C’est sur Jouhandeau et Chardonne que le livre de Dufay est le plus édifiant. L’auteur de «Chaminadour» a toujours prétendu qu’il n’avait répondu à l’invitation que pour les beaux yeux du lieutenant Heller; que «tous [ses] déplacements furent des voyages de noces». On découvre ici qu’il s’entiche également d’un jeune poète allemand, Hans Baumann, un compositeur de chants nazis auquel il trouve «l’air du berger David» (!), mais surtout que ce voyage est pour lui l’occasion de vérifier son propre antisémitisme, proclamé, dès 1937, dans une brochure intitulée «le Péril juif». Jouhandeau espère en effet des Allemands qu’ils «règlent négativement» le sort des juifs, en attendant «une solution plus universelle» (sic).

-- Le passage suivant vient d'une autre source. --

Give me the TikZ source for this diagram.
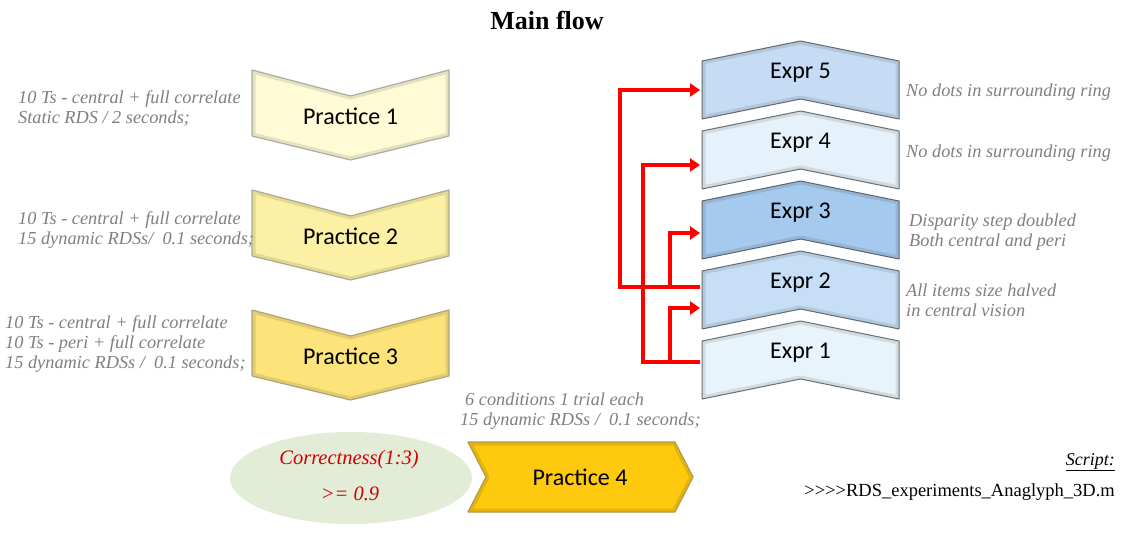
\documentclass[tikz,border=0pt]{standalone}
\usepackage{fontspec}
\setmainfont{Liberation Serif}
\newfontfamily\calibri{Carlito}
\usetikzlibrary{arrows.meta,shapes.geometric}

\definecolor{notegray}{HTML}{7F7F7F}
\definecolor{pone}{HTML}{FEFBD6}
\definecolor{ptwo}{HTML}{FCF0A4}
\definecolor{pthree}{HTML}{FCE37A}
\definecolor{pfour}{HTML}{FFC90E}
\definecolor{eone}{HTML}{E8F4FC}
\definecolor{etwo}{HTML}{C6DFF6}
\definecolor{ethree}{HTML}{A6CAEE}
\definecolor{efour}{HTML}{E6F2FB}
\definecolor{efive}{HTML}{C6DCF4}
\definecolor{critfill}{HTML}{E3ECD7}
\definecolor{critred}{HTML}{D00000}

\tikzset{
	note/.style = {anchor=west, align=left, inner sep=0pt, text=notegray, font=\fontsize{18.3}{20}\selectfont\itshape},
	lbl/.style = {inner sep=0pt, font=\calibri\fontsize{24}{28}\selectfont},
	practice/.style = {draw=#1!55!black!70, line width=1.2pt, line join=round, fill=#1},
	expr/.style = {draw=#1!30!black!80, line width=1pt, line join=round, fill=#1},
	bevel/.style = {draw=#1!60!black, line width=7pt, opacity=0.25, line join=round},
	link/.style = {draw=red, line width=4pt, line join=miter, -{Triangle[length=10pt,width=13pt]}},
}

\begin{document}
\begin{tikzpicture}[x=1pt,y=-1pt]
	\useasboundingbox (0,0) rectangle (1121,534);
	\node [font=\fontsize{26}{30}\selectfont\bfseries] (title) at (547,20) {Main flow};

	% practice chevrons, pointing down
	\foreach \k/\c in {1/pone,2/ptwo,3/pthree} {
		\pgfmathsetmacro{\t}{70+120*(\k-1)}
		\fill [\c] (252,\t) -- (350.5,\t+26) -- (449,\t) -- (449,\t+66) -- (350.5,\t+90) -- (252,\t+66) -- cycle;
		\begin{scope}
			\clip (252,\t) -- (350.5,\t+26) -- (449,\t) -- (449,\t+66) -- (350.5,\t+90) -- (252,\t+66) -- cycle;
			\draw [bevel=\c] (252,\t) -- (350.5,\t+26) -- (449,\t) -- (449,\t+66) -- (350.5,\t+90) -- (252,\t+66) -- cycle;
		\end{scope}
		\draw [practice=\c, fill=none] (252,\t) -- (350.5,\t+26) -- (449,\t) -- (449,\t+66) -- (350.5,\t+90) -- (252,\t+66) -- cycle;
		\node [lbl] (p\k) at (350.5,\t+46) {Practice \k};
	}
	\fill [pfour] (468,442) -- (675,442) -- (693,477) -- (675,512) -- (468,512) -- (486,477) -- cycle;
	\begin{scope}
		\clip (468,442) -- (675,442) -- (693,477) -- (675,512) -- (468,512) -- (486,477) -- cycle;
		\draw [bevel=pfour] (468,442) -- (675,442) -- (693,477) -- (675,512) -- (468,512) -- (486,477) -- cycle;
	\end{scope}
	\draw [practice=pfour, fill=none] (468,442) -- (675,442) -- (693,477) -- (675,512) -- (468,512) -- (486,477) -- cycle;
	\node [lbl] (p4) at (580,477) {Practice 4};

	% expr chevrons, pointing up
	\foreach \k/\c in {1/eone,2/etwo,3/ethree,4/efour,5/efive} {
		\pgfmathsetmacro{\t}{341-70*(\k-1)}
		\fill [\c] (702,\t) -- (800.5,\t-20) -- (899,\t) -- (899,\t+58) -- (800.5,\t+38) -- (702,\t+58) -- cycle;
		\begin{scope}
			\clip (702,\t) -- (800.5,\t-20) -- (899,\t) -- (899,\t+58) -- (800.5,\t+38) -- (702,\t+58) -- cycle;
			\draw [bevel=\c] (702,\t) -- (800.5,\t-20) -- (899,\t) -- (899,\t+58) -- (800.5,\t+38) -- (702,\t+58) -- cycle;
		\end{scope}
		\draw [expr=\c, fill=none] (702,\t) -- (800.5,\t-20) -- (899,\t) -- (899,\t+58) -- (800.5,\t+38) -- (702,\t+58) -- cycle;
		\node [lbl] (e\k) at (800.5,\t+12) {Expr \k};
	}

	% where the red links meet the boxes
	\coordinate (e1out) at (700,362);
	\coordinate (e2out) at (700,287);
	\coordinate (e2in) at (700,308);
	\coordinate (e3in) at (700,233);
	\coordinate (e4in) at (700,165);
	\coordinate (e5in) at (700,90);
	\draw [link] (e2out) -- ++(-80,0) |- (e5in);
	\draw [link] (e1out) -- ++(-57,0) |- (e4in);
	\draw [link] (e2out) -- ++(-30,0) |- (e3in);
	\draw [link] (e1out) -- ++(-30,0) |- (e2in);

	% notes
	\node [note] (n1) at (18,108) {10 Ts - central + full correlate\\Static RDS / 2 seconds;};
	\node [note] (n2) at (18,230) {10 Ts - central + full correlate\\15 dynamic RDSs/ \ 0.1 seconds;};
	\node [note] (n3) at (5,344) {10 Ts - central + full correlate\\10 Ts - peri + full correlate\\15 dynamic RDSs / \ 0.1 seconds;};
	\node [note] (n4) at (460,411) {\hspace*{5pt}6 conditions 1 trial each\\15 dynamic RDSs / \ 0.1 seconds;};
	\node [note] (n5) at (906,92) {No dots in surrounding ring};
	\node [note] (n6) at (906,153) {No dots in surrounding ring};
	\node [note] (n7) at (909,232) {Disparity step doubled\\Both central and peri};
	\node [note] (n8) at (906,300) {All items size halved\\in central vision};

	% criterion
	\node [ellipse, fill=critfill, minimum width=242pt, minimum height=92pt] (crit) at (351,478) {};
	\node [text=critred, font=\fontsize{20.5}{24}\selectfont\itshape] (crita) at (349,460) {Correctness(1:3)};
	\node [text=critred, font=\fontsize{20.5}{24}\selectfont\itshape] (critb) at (350,494) {>= 0.9};

	% script
	\node [anchor=east, inner sep=0pt, font=\fontsize{18}{22}\selectfont\itshape] (scr) at (1115,462) {\underline{Script:}};
	\node [anchor=east, inner sep=0pt, font=\fontsize{18.5}{22}\selectfont] (scrname) at (1115,492) {>{}>{}>{}>RDS\_experiments\_Anaglyph\_3D.m};
\end{tikzpicture}
\end{document}
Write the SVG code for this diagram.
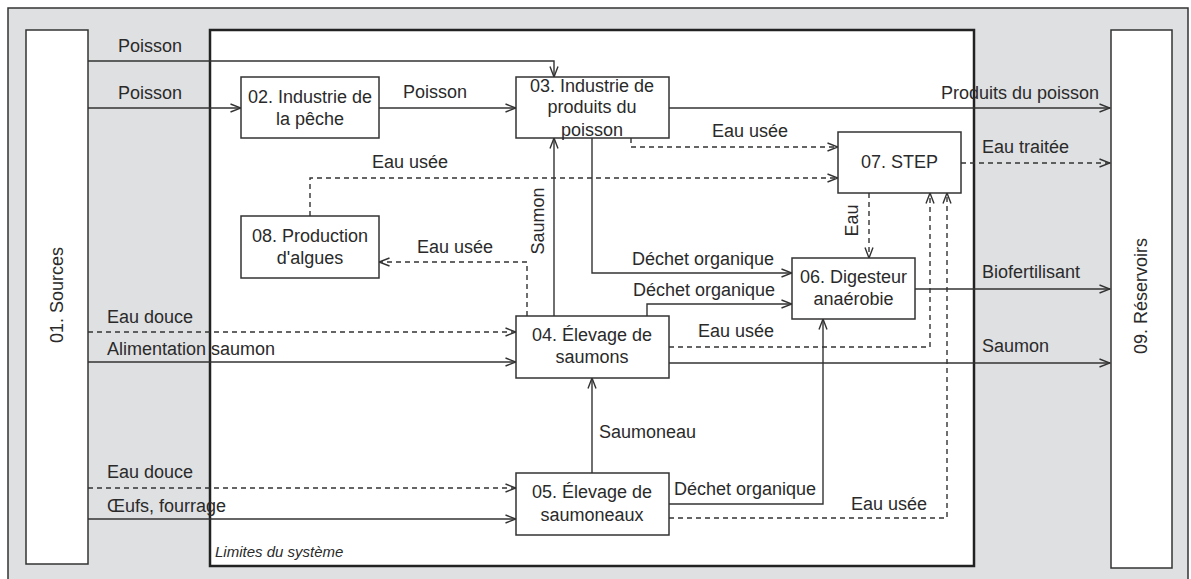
<svg xmlns="http://www.w3.org/2000/svg" width="1191" height="579" viewBox="0 0 1191 579">
<defs>
<style>
.box{fill:#fff;stroke:#333;stroke-width:1.5}
.t{font-family:"Liberation Sans",Arial,Helvetica,sans-serif;font-size:18px;fill:#2a2a2a}
.c{text-anchor:middle}
.ln{fill:none;stroke:#333;stroke-width:1.4;marker-end:url(#a)}
.ds{stroke-dasharray:5,4}
.na{marker-end:none}
</style>
<marker id="a" viewBox="0 0 12 10" refX="11.5" refY="5" markerWidth="12" markerHeight="10" markerUnits="userSpaceOnUse" orient="auto">
<path d="M1,1 L11.5,5 L1,9" fill="none" stroke="#333" stroke-width="1.4"/>
</marker>
</defs>
<rect x="0" y="0" width="1191" height="579" fill="#fff"/>
<rect x="8" y="8" width="1180" height="580" fill="#dfe0e2" stroke="#333" stroke-width="1.5"/>
<g id="boundary">
<rect x="210" y="30" width="764" height="536" fill="#fff" stroke="#222" stroke-width="2.5"/>
<text class="t" x="215" y="557" font-size="15" font-style="italic" style="font-size:15px">Limites du système</text>
</g>
<g id="n01">
<rect class="box" x="26" y="30" width="62" height="534"/>
<text class="t c" transform="translate(57,295) rotate(-90)" x="0" y="6">01. Sources</text>
</g>
<g id="n09">
<rect class="box" x="1111" y="30" width="61" height="538"/>
<text class="t c" transform="translate(1141,296) rotate(-90)" x="0" y="6">09. Réservoirs</text>
</g>
<g id="connectors">
<path class="ln" d="M88,61 H554 V77"/>
<path class="ln" d="M88,108 H241"/>
<path class="ln" d="M379,108 H516"/>
<path class="ln" d="M669,108 H1110"/>
<path class="ln ds" d="M631,138 V147 H838"/>
<path class="ln ds" d="M310,216 V178 H838"/>
<path class="ln ds" d="M961,163 H1110"/>
<path class="ln ds" d="M869,193 V258"/>
<path class="ln ds" d="M669,347 H930 V193"/>
<path class="ln ds" d="M669,518 H947 V193"/>
<path class="ln" d="M915,289 H1110"/>
<path class="ln" d="M669,363 H1110"/>
<path class="ln" d="M592,138 V273 H792"/>
<path class="ln" d="M647,316 V304 H792"/>
<path class="ln" d="M554,316 V138"/>
<path class="ln ds" d="M527,316 V262 H379"/>
<path class="ln ds" d="M88,332 H516"/>
<path class="ln" d="M88,362 H516"/>
<path class="ln" d="M592,473 V378"/>
<path class="ln ds" d="M88,488 H516"/>
<path class="ln" d="M88,519 H516"/>
<path class="ln" d="M669,504 H823 V319"/>
<text class="t" x="118" y="52">Poisson</text>
<text class="t" x="118" y="99">Poisson</text>
<text class="t" x="403" y="98">Poisson</text>
<text class="t" x="941" y="99">Produits du poisson</text>
<text class="t" x="712" y="137">Eau usée</text>
<text class="t" x="372" y="168">Eau usée</text>
<text class="t" x="982" y="153">Eau traitée</text>
<text class="t c" transform="translate(852,220.5) rotate(-90)" x="0" y="6">Eau</text>
<text class="t" x="698" y="337">Eau usée</text>
<text class="t" x="851" y="510">Eau usée</text>
<text class="t" x="982" y="278">Biofertilisant</text>
<text class="t" x="982" y="352">Saumon</text>
<text class="t" x="632" y="265">Déchet organique</text>
<text class="t" x="633" y="296">Déchet organique</text>
<text class="t c" transform="translate(538,221) rotate(-90)" x="0" y="6">Saumon</text>
<text class="t" x="417" y="253">Eau usée</text>
<text class="t" x="107" y="323">Eau douce</text>
<text class="t" x="107" y="355">Alimentation saumon</text>
<text class="t" x="599" y="438">Saumoneau</text>
<text class="t" x="107" y="478">Eau douce</text>
<text class="t" x="107" y="512">Œufs, fourrage</text>
<text class="t" x="674" y="495">Déchet organique</text>
</g>
<g id="n02">
<rect class="box" x="241" y="77" width="138" height="61"/>
<text class="t c" x="310" y="103">02. Industrie de</text>
<text class="t c" x="310" y="125">la pêche</text>
</g>
<g id="n03">
<rect class="box" x="516" y="77" width="153" height="61"/>
<text class="t c" x="592" y="92">03. Industrie de</text>
<text class="t c" x="592" y="113">produits du</text>
<text class="t c" x="592" y="135.5">poisson</text>
</g>
<g id="n07">
<rect class="box" x="838" y="132" width="123" height="61"/>
<text class="t c" x="899.5" y="168">07. STEP</text>
</g>
<g id="n08">
<rect class="box" x="241" y="216" width="138" height="62"/>
<text class="t c" x="310" y="242">08. Production</text>
<text class="t c" x="310" y="264">d'algues</text>
</g>
<g id="n06">
<rect class="box" x="792" y="258" width="123" height="61"/>
<text class="t c" x="853.5" y="283">06. Digesteur</text>
<text class="t c" x="853.5" y="305">anaérobie</text>
</g>
<g id="n04">
<rect class="box" x="516" y="316" width="153" height="62"/>
<text class="t c" x="592" y="341">04. Élevage de</text>
<text class="t c" x="592" y="363">saumons</text>
</g>
<g id="n05">
<rect class="box" x="516" y="473" width="153" height="62"/>
<text class="t c" x="592" y="498">05. Élevage de</text>
<text class="t c" x="592" y="520.5">saumoneaux</text>
</g>
</svg>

Quant à Jacques Chardonne, parti de gaieté de cœur, il se rend vite compte de son erreur et confie même «mourir de peur». Mais cet instant de lucidité est de courte durée. Lorsque vient le jour pour Goebbels de baptiser, à Weimar, l’Association des Ecrivains européens, le romancier des «Destinées sentimentales» ne peut se retenir de pleurer. De joie. Ce n’est pas tout. Dufay, qui a mis la main sur un compte rendu inédit de la Propaganda Abteilung, nous révèle qu’en décembre 1941, alors que Drieu a repris les rênes de «la NRF», que Brasillach poursuit ses anathèmes dans «Je suis partout» et que Fraigneau a retrouvé son bureau des Editions Grasset, Jacques Chardonne, lui, s’est aussitôt rendu à Vichy. Il y rencontre le maréchal Pétain au troisième étage de l’Hôtel du Parc. Comme chargé de mission, il fait le récit de son extraordinaire voyage et plaide pour le peuple allemand, «qui ne demande aux nations vaincues qu’un peu d’intelligence. Une chance se présente pour la France qu’elle ne retrouvera pas. Notre vie ou notre mort se joue». Même Pétain en est abasourdi. «Chardonne, écrira le chef de cabinet du Maréchal, nous donnait le sentiment d’avoir conclu un pacte lucide avec le diable.» C’était le 8 décembre. Ce jour-là, les Etats-Unis déclaraient la guerre au Japon et, pour l’Allemagne comme pour les collaborateurs français, la guerre commençait d’être perdue.
JérÔme Garcin
«Le Voyage d’automne», par François Dufay, Plon, 240 p., 110 F.

Ancien élève de l’Ecole normale supérieure, agrégé de lettres, François Dufay est journaliste au «Point». Il a publié «les Normaliens» et «Maximes et autres pensées remarquables des moralistes français».